En outre, Amnesty International et Anti-Slavery International considèrent que ce traité doit donner au GRETA la possibilité de recevoir des renseignements de toutes les sources, y compris de l’Union européenne et des membres de la société civile. Le traité doit aussi permettre à chaque partie de déclarer qu’elle reconnaît la compétence du GRETA pour recevoir des plaintes collectives, en cas de manquement d’une partie à la mise en œuvre des dispositions de la convention.
Ces recommandations (qui peuvent également être consultées dans notre publication Lutte contre la traite des êtres humains. Recommandations visant à renforcer le projet de convention du Conseil de l’Europe. Index AI : IOR 61/001/2005, ou sur le site web d’Amnesty http://web.amnesty.org/library/index/fraior610012005) sont en accord avec celles formulées par l’Assemblée parlementaire du Conseil de l’Europe en janvier 2005, et par les organisations non gouvernementales qui travaillent directement avec les personnes victimes de traite, et en leur faveur. Cependant, ces recommandations ont été rejetées la semaine dernière par les États membres de l’Union européenne, qui forment désormais la majorité des 46 pays membres du Conseil de l’Europe, et par la Commission européenne s’exprimant en leur nom. Ainsi, ces recommandations ne seront pas intégrées au projet actuel de convention.
Au lieu de cela, dans le projet de convention soumis au comité des ministres, de nombreuses dispositions essentielles concernant la protection des personnes victimes de traite n’améliorent guère l’aide et la protection actuellement apportées par certains textes de loi nationaux ou européens. Il s’agit là d’un accord a minima passé par les pays membres de l’Union européenne.

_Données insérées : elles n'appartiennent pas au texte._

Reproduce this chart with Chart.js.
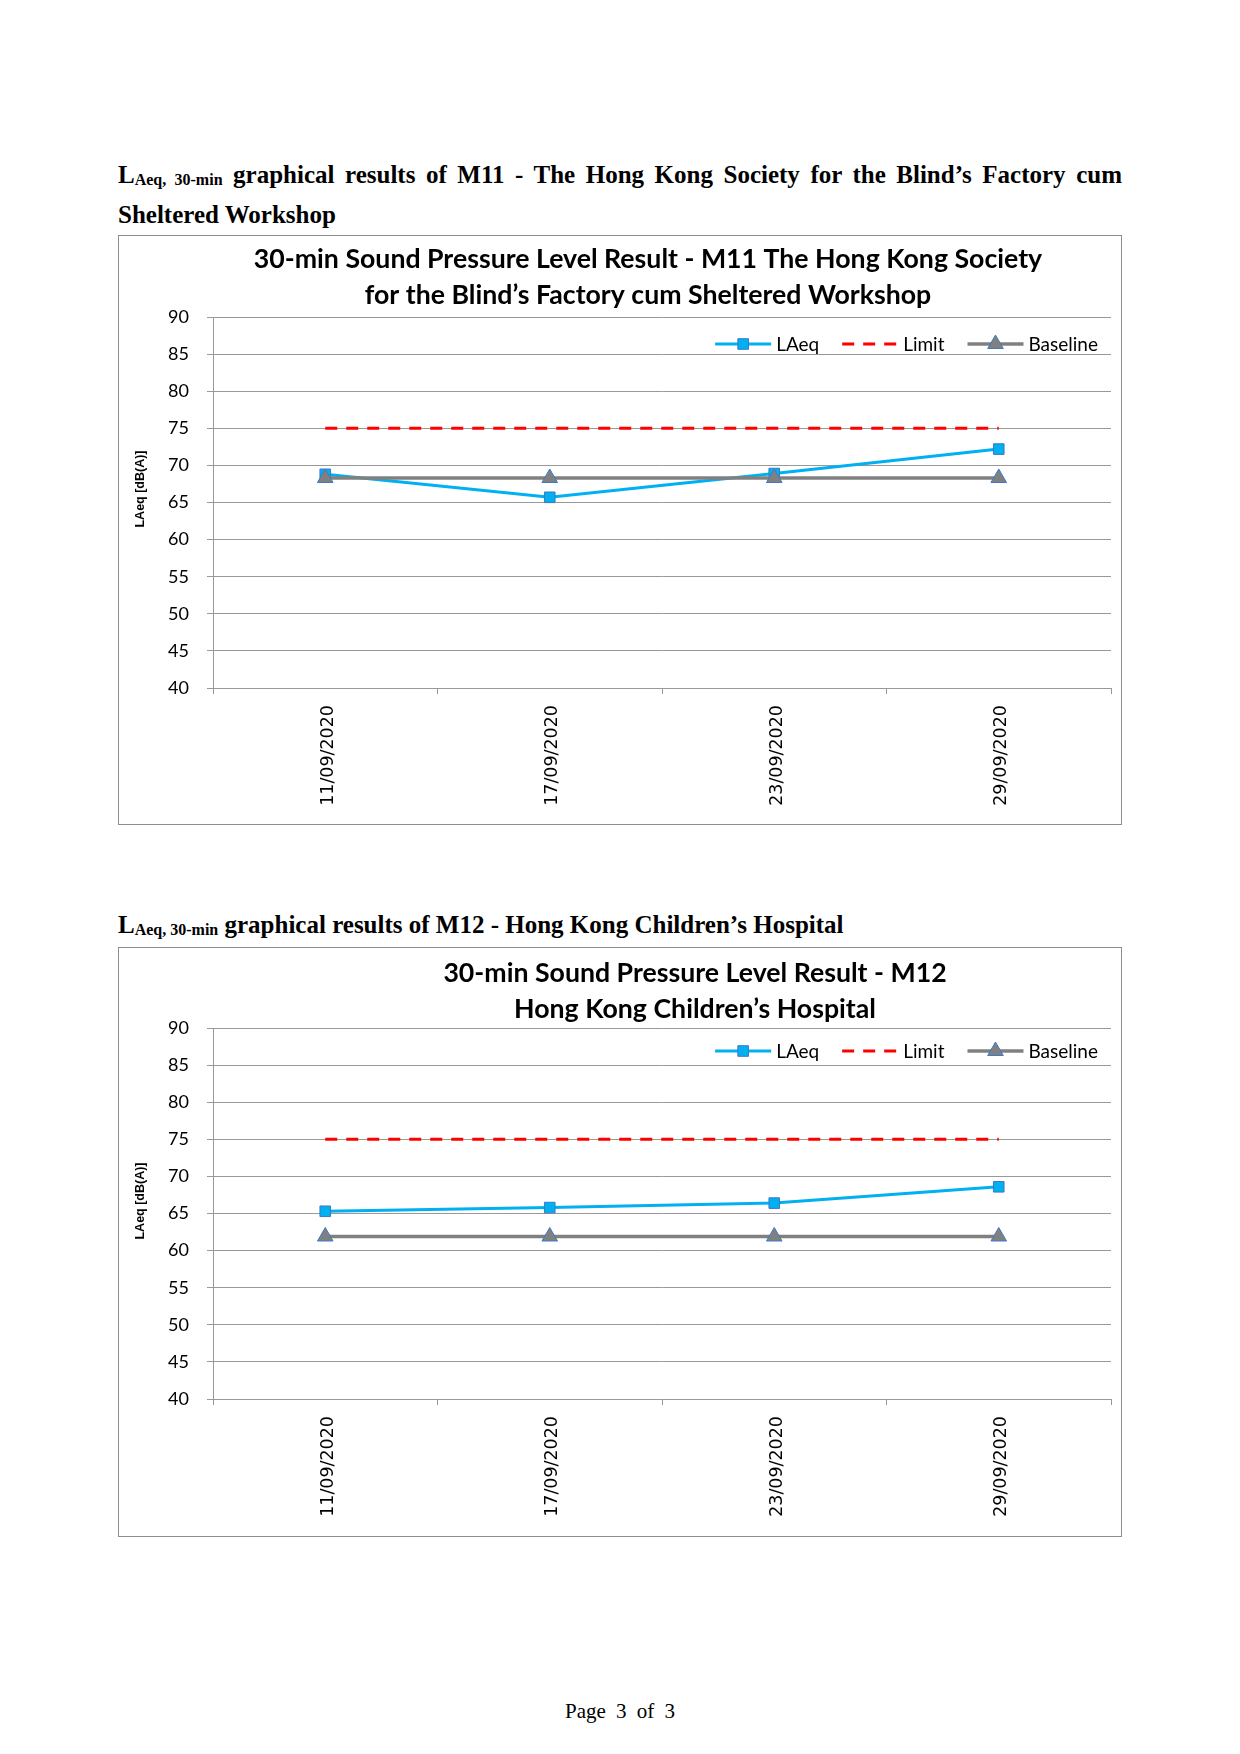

Amnesty International et Anti Slavery International regrettent profondément que, dans le cadre des négociations au sein du Comité du Conseil de l’Europe ad hoc sur la lutte contre la traite des êtres humains, la protection des droits des personnes victimes de traite, qui figurent parmi les plus vulnérables d’Europe, semble être secondaire par rapport au positionnement politique et institutionnel.
Amnesty International et Anti-Slavery International demandent au comité des ministres du Conseil de l’Europe et aux institutions de l’Union européenne de coopérer pour parvenir à l’objectif déclaré du Conseil de l’Europe lors de l’élaboration de cette convention : l’adoption d’un traité répondant à un besoin urgent, celui d’améliorer la protection des droits humains pour les victimes de traite.